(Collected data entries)
......
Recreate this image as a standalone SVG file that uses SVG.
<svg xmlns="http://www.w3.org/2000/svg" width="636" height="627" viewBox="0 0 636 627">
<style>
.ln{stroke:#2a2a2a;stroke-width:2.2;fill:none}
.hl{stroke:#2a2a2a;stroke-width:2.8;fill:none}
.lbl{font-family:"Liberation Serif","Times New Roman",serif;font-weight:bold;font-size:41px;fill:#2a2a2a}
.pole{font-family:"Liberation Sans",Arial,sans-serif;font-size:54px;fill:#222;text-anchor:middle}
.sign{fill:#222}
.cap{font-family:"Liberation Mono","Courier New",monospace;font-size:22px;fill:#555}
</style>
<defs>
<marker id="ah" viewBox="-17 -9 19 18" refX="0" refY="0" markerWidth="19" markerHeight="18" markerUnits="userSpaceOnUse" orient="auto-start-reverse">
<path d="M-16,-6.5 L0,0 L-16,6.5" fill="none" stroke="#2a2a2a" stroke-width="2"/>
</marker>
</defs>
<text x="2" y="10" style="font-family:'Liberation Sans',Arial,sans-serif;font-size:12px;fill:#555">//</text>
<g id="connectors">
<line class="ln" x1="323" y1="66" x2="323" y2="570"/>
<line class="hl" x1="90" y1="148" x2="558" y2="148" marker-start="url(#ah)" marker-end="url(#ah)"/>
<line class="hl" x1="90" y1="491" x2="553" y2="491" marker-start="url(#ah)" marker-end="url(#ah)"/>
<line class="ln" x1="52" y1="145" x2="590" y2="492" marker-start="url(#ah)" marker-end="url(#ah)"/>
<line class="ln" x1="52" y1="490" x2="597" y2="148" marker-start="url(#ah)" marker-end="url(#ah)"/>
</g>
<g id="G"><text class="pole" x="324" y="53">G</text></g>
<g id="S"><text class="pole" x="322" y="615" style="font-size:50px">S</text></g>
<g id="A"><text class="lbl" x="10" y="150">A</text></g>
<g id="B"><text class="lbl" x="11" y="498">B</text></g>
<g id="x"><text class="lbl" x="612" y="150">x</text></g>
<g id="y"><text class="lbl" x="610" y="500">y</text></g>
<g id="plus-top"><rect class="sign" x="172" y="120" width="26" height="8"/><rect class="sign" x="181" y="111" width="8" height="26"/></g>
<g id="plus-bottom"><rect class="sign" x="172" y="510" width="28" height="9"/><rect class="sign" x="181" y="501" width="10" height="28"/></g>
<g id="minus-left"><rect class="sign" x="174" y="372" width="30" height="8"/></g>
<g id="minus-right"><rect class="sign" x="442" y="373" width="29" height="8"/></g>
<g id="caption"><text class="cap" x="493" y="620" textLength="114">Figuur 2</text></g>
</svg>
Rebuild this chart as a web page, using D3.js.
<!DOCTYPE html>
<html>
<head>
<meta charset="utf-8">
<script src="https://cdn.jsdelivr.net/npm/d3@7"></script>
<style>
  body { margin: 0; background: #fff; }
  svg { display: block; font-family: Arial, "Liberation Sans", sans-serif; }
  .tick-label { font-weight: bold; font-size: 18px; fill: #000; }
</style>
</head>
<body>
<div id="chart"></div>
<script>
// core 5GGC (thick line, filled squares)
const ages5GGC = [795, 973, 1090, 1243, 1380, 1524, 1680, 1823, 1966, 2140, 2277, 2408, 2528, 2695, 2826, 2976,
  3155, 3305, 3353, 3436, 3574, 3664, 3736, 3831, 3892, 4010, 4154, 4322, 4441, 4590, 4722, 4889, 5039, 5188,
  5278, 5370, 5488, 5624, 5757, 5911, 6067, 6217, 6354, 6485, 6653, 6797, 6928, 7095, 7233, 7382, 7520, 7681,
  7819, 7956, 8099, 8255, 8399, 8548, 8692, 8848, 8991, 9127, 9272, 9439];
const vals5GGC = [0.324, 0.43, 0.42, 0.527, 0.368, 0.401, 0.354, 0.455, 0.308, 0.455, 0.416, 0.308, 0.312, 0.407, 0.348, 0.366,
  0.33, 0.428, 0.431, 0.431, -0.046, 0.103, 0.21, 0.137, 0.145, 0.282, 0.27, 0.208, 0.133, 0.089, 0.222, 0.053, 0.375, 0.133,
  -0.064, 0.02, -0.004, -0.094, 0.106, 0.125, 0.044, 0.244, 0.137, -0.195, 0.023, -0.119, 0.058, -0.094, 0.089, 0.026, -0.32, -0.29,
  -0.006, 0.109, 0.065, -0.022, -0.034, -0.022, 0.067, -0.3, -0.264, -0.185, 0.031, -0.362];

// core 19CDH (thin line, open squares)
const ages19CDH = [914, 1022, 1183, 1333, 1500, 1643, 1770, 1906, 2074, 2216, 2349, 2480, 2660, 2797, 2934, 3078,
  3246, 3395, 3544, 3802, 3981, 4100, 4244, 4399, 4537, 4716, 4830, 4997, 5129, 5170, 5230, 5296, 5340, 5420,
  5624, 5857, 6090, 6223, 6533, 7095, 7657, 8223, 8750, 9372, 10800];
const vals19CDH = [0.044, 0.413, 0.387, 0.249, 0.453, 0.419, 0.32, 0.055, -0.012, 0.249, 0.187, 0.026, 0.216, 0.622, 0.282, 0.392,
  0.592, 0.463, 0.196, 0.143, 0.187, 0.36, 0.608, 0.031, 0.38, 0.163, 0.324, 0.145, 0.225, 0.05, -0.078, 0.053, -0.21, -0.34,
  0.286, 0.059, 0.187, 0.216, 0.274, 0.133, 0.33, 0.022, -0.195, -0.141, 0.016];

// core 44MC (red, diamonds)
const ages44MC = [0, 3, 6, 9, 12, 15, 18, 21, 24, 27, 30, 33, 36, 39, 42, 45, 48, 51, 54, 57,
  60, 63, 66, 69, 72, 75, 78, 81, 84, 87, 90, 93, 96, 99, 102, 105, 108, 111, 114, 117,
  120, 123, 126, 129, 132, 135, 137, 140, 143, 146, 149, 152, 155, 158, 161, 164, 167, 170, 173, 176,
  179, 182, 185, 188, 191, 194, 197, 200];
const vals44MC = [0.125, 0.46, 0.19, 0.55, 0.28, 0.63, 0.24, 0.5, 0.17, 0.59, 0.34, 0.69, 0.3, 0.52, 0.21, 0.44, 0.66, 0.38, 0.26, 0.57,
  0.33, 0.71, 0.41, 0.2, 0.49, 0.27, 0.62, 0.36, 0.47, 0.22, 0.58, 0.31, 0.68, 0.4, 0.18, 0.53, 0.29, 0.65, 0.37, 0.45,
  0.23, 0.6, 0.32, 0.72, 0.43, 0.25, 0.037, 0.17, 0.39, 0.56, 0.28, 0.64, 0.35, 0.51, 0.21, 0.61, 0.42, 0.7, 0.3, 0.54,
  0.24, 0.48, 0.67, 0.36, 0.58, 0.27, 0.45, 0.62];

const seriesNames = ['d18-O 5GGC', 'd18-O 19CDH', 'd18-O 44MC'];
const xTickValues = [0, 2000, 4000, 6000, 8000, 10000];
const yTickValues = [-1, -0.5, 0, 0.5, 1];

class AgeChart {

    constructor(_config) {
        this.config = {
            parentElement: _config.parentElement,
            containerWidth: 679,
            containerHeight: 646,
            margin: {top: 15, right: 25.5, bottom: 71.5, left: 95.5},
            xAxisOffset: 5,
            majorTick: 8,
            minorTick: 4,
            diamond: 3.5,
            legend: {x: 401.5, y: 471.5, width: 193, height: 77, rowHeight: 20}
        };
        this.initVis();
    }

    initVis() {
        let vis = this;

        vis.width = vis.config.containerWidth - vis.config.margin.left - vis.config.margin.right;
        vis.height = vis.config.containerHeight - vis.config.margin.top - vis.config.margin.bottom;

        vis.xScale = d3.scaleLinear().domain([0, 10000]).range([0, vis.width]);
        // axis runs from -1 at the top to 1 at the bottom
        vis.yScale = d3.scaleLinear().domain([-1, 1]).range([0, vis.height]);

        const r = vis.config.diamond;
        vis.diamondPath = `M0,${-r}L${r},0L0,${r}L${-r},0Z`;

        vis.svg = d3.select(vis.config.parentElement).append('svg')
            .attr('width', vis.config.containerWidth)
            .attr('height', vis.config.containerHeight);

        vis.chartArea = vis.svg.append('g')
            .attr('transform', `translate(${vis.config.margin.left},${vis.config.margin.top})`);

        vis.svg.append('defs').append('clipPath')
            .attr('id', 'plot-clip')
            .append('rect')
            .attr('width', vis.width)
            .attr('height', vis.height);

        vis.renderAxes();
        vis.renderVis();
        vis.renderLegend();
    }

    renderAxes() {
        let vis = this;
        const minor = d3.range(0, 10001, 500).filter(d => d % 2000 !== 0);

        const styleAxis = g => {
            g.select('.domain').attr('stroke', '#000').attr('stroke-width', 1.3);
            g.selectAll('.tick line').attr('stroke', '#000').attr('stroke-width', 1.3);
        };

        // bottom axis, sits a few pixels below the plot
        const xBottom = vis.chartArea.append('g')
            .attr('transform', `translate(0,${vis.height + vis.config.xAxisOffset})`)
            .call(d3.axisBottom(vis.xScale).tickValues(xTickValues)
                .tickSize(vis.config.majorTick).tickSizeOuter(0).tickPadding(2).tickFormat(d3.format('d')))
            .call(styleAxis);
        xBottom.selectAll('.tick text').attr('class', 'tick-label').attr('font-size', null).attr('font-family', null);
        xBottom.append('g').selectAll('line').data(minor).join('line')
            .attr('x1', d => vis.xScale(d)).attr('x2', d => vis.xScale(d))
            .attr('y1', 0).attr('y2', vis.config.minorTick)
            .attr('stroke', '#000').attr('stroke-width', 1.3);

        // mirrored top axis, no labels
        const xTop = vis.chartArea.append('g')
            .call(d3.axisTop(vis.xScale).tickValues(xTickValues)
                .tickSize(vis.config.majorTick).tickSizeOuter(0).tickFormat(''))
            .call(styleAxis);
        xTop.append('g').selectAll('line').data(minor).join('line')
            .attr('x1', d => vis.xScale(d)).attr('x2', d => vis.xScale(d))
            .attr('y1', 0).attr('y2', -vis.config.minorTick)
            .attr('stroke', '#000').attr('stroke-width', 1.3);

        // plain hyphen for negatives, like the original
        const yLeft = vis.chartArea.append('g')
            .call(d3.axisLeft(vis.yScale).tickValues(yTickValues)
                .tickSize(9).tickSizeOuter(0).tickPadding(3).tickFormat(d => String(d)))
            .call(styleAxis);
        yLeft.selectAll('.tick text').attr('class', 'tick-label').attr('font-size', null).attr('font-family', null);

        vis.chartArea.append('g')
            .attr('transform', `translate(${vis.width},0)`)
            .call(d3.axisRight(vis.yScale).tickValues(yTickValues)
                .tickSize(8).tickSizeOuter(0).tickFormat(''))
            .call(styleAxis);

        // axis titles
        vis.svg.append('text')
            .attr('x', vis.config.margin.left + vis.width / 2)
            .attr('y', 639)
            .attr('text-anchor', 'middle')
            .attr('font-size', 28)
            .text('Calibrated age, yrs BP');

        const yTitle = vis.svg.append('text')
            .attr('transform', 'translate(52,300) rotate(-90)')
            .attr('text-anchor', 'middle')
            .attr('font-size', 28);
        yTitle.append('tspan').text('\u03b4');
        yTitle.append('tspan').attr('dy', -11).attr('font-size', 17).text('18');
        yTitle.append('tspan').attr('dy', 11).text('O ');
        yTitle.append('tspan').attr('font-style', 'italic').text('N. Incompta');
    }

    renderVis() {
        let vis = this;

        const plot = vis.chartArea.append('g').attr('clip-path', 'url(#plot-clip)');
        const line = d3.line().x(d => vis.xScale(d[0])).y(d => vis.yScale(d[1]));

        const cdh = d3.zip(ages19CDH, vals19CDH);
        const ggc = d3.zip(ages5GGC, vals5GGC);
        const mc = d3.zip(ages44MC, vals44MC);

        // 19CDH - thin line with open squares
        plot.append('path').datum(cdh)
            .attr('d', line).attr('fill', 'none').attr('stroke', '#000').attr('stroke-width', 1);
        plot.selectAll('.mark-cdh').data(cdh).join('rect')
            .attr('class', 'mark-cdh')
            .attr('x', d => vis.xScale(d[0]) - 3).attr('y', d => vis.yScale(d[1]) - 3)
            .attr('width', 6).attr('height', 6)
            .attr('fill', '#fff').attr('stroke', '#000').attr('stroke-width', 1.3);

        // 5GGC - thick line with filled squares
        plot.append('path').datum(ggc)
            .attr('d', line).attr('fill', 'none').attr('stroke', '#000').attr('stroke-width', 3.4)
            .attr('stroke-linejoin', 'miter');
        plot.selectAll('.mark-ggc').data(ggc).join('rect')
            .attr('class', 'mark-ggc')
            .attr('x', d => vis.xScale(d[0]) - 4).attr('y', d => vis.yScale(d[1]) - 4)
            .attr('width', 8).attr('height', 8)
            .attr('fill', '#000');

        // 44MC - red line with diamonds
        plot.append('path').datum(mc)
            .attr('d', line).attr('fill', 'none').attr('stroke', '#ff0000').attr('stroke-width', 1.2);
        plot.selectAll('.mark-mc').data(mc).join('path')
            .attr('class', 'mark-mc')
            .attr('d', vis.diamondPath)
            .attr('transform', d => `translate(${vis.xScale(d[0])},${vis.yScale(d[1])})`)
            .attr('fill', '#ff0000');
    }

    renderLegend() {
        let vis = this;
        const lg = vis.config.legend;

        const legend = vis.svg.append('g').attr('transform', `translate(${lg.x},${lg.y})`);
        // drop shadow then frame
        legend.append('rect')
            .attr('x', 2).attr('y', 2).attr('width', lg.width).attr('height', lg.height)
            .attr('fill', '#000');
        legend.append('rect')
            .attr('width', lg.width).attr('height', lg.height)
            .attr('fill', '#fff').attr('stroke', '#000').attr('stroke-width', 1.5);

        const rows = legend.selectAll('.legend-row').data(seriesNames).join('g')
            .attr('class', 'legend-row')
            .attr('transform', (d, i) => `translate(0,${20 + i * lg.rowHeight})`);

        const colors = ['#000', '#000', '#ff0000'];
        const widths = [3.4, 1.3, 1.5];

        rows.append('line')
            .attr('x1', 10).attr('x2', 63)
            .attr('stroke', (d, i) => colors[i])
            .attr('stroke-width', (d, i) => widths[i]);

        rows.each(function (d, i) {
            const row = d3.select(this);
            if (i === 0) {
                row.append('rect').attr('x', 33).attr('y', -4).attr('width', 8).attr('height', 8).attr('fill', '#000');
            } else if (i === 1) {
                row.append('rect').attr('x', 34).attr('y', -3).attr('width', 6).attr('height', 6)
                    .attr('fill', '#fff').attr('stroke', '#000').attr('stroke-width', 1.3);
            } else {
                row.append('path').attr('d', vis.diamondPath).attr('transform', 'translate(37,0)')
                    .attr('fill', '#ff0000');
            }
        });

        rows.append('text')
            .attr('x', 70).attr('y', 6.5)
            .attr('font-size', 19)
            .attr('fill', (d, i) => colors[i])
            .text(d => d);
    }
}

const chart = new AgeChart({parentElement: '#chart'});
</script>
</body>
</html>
......
- _Work instructions_
Write out again only the lines from the line containing "Rebuild this chart" through the line containing "-0.195, -0.141, 0.016];", both included, exactly as they are.

- _Solution to this task_
Rebuild this chart as a web page, using D3.js.
<!DOCTYPE html>
<html>
<head>
<meta charset="utf-8">
<script src="https://cdn.jsdelivr.net/npm/d3@7"></script>
<style>
  body { margin: 0; background: #fff; }
  svg { display: block; font-family: Arial, "Liberation Sans", sans-serif; }
  .tick-label { font-weight: bold; font-size: 18px; fill: #000; }
</style>
</head>
<body>
<div id="chart"></div>
<script>
// core 5GGC (thick line, filled squares)
const ages5GGC = [795, 973, 1090, 1243, 1380, 1524, 1680, 1823, 1966, 2140, 2277, 2408, 2528, 2695, 2826, 2976,
  3155, 3305, 3353, 3436, 3574, 3664, 3736, 3831, 3892, 4010, 4154, 4322, 4441, 4590, 4722, 4889, 5039, 5188,
  5278, 5370, 5488, 5624, 5757, 5911, 6067, 6217, 6354, 6485, 6653, 6797, 6928, 7095, 7233, 7382, 7520, 7681,
  7819, 7956, 8099, 8255, 8399, 8548, 8692, 8848, 8991, 9127, 9272, 9439];
const vals5GGC = [0.324, 0.43, 0.42, 0.527, 0.368, 0.401, 0.354, 0.455, 0.308, 0.455, 0.416, 0.308, 0.312, 0.407, 0.348, 0.366,
  0.33, 0.428, 0.431, 0.431, -0.046, 0.103, 0.21, 0.137, 0.145, 0.282, 0.27, 0.208, 0.133, 0.089, 0.222, 0.053, 0.375, 0.133,
  -0.064, 0.02, -0.004, -0.094, 0.106, 0.125, 0.044, 0.244, 0.137, -0.195, 0.023, -0.119, 0.058, -0.094, 0.089, 0.026, -0.32, -0.29,
  -0.006, 0.109, 0.065, -0.022, -0.034, -0.022, 0.067, -0.3, -0.264, -0.185, 0.031, -0.362];

// core 19CDH (thin line, open squares)
const ages19CDH = [914, 1022, 1183, 1333, 1500, 1643, 1770, 1906, 2074, 2216, 2349, 2480, 2660, 2797, 2934, 3078,
  3246, 3395, 3544, 3802, 3981, 4100, 4244, 4399, 4537, 4716, 4830, 4997, 5129, 5170, 5230, 5296, 5340, 5420,
  5624, 5857, 6090, 6223, 6533, 7095, 7657, 8223, 8750, 9372, 10800];
const vals19CDH = [0.044, 0.413, 0.387, 0.249, 0.453, 0.419, 0.32, 0.055, -0.012, 0.249, 0.187, 0.026, 0.216, 0.622, 0.282, 0.392,
  0.592, 0.463, 0.196, 0.143, 0.187, 0.36, 0.608, 0.031, 0.38, 0.163, 0.324, 0.145, 0.225, 0.05, -0.078, 0.053, -0.21, -0.34,
  0.286, 0.059, 0.187, 0.216, 0.274, 0.133, 0.33, 0.022, -0.195, -0.141, 0.016];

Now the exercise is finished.